Incidem, na situação, os princípios da função social do contrato e da boa-fé objetiva. No que tange a boa-fé objetiva, esta modela arquétipos de conduta pautados por valores como a cooperação, a lealdade e a consideração das legítimas expectativas das partes. Houve, por parte da empresa BAYER, uma conduta desleal e abusiva que contraria o princípio em questão. Tal conduta tem seu embasamento na relação de confiança mantida entre ambas as empresas e no intenso investimento da SOCIPAR na distribuição dos produtos da BAYER. A inobservância do princípio da boa-fé também está no fato de que a recorrente, nesta resilição, teve como intuito apoderar-se do comércio desenvolvido pela recorrida e da clientela por ela conquistada.

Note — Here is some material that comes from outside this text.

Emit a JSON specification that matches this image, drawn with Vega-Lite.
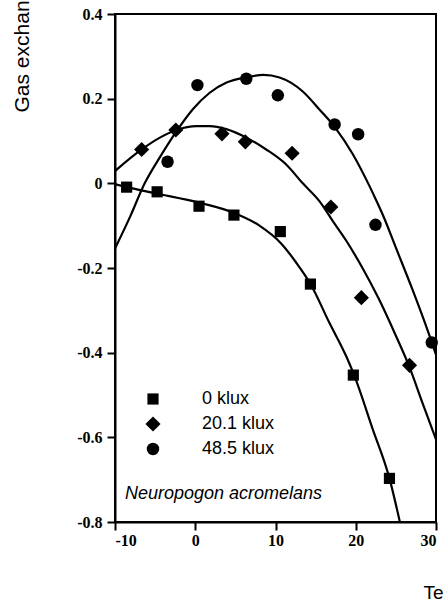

Percebe-se, também, a inobservância à função social dos contratos. Esta, exige que os contratantes, além de seus interesses individuais e patrimonialistas, busquem satisfazer os interesses socialmente relevantes. Essa persecução foi ignorada, vez que a rescisão do contrato de forme abrupta desconsiderou os efeitos negativos não somente a terceiros específicos relacionados ao contrato como também a toda a coletividade, já que a SOCIPAR era a única distribuidora da Bayer no Brasil, sendo sua atuação de grande impacto social e econômico. O rompimento dos laços mantidos visou apenas a busca pelo lucro e interesses essencialmente patrimoniais. Neste sentido, a decisão que negou provimento ao recurso especial foi unânime, mantendo-se a indenização pela Bayer por danos morais e materiais com fulcro na violação do princípio da boa-fé e da função social dos contratos. Considerou-se que mesmo eventual inadimplemento pela SOCIPAR não justificaria a abrupta rescisão contratual e a quebra das legítimas expectativas da recorrida.
4. Recurso Especial n. 1.383.437 - SP
Cuida-se de recurso especial interposto pela TVSBT – Canal 4 de São Paulo S/A. O recorrido, Julio Augusto de Souza, participou do programa de televisão da emissora SBT denominado “Vinte e Um”, cujo objetivo era acertar perguntas sobre o time de futebol Corinthians baseado no livro “Corinthians é Preto no Branco”, a fim de ganhar o prêmio final em dinheiro de R$ 120.000,00. Tal livro, por sua vez, possui uma parte fictícia sobre a história do time, essa de cor branca, e outra parte que seria verdadeira, de cor preta. Quando perguntado por Sílvio Santos sobre o placar de inauguração do Estádio do Pacaembu, o recorrido forneceu a resposta verdadeira, que seria 4 x 2 em favor do Corinthians. O programa, entretanto, baseando-se na informação oferecida na parte branca do livro - vale dizer, fictícia -, que alegava que o placar havia sido 4 x 0, deu a resposta como errada. Ajuizada ação indenizatória pelo recorrido por danos morais e materiais cumulada com obrigação de fazer, julgou a sentença improcedente os pedidos. O acórdão da apelação deu provimento ao apelo para condenar a recorrente a pagar a indenização de R$ 59.000,00. Interpostos embargos infringentes, foram eles rejeitados. A recorrente, assim, interpôs recurso alegando a inexistência de perda da chance do recorrido. A controvérsia gerada na situação, assim, é se o prêmio era devido ao recorrido, que respondeu a pergunta corretamente, ou se não era, de fato, devido, já que o contrato celebrado possuía a cláusula expressa de que as respostas dadas deveriam ser baseadas no mencionado livro.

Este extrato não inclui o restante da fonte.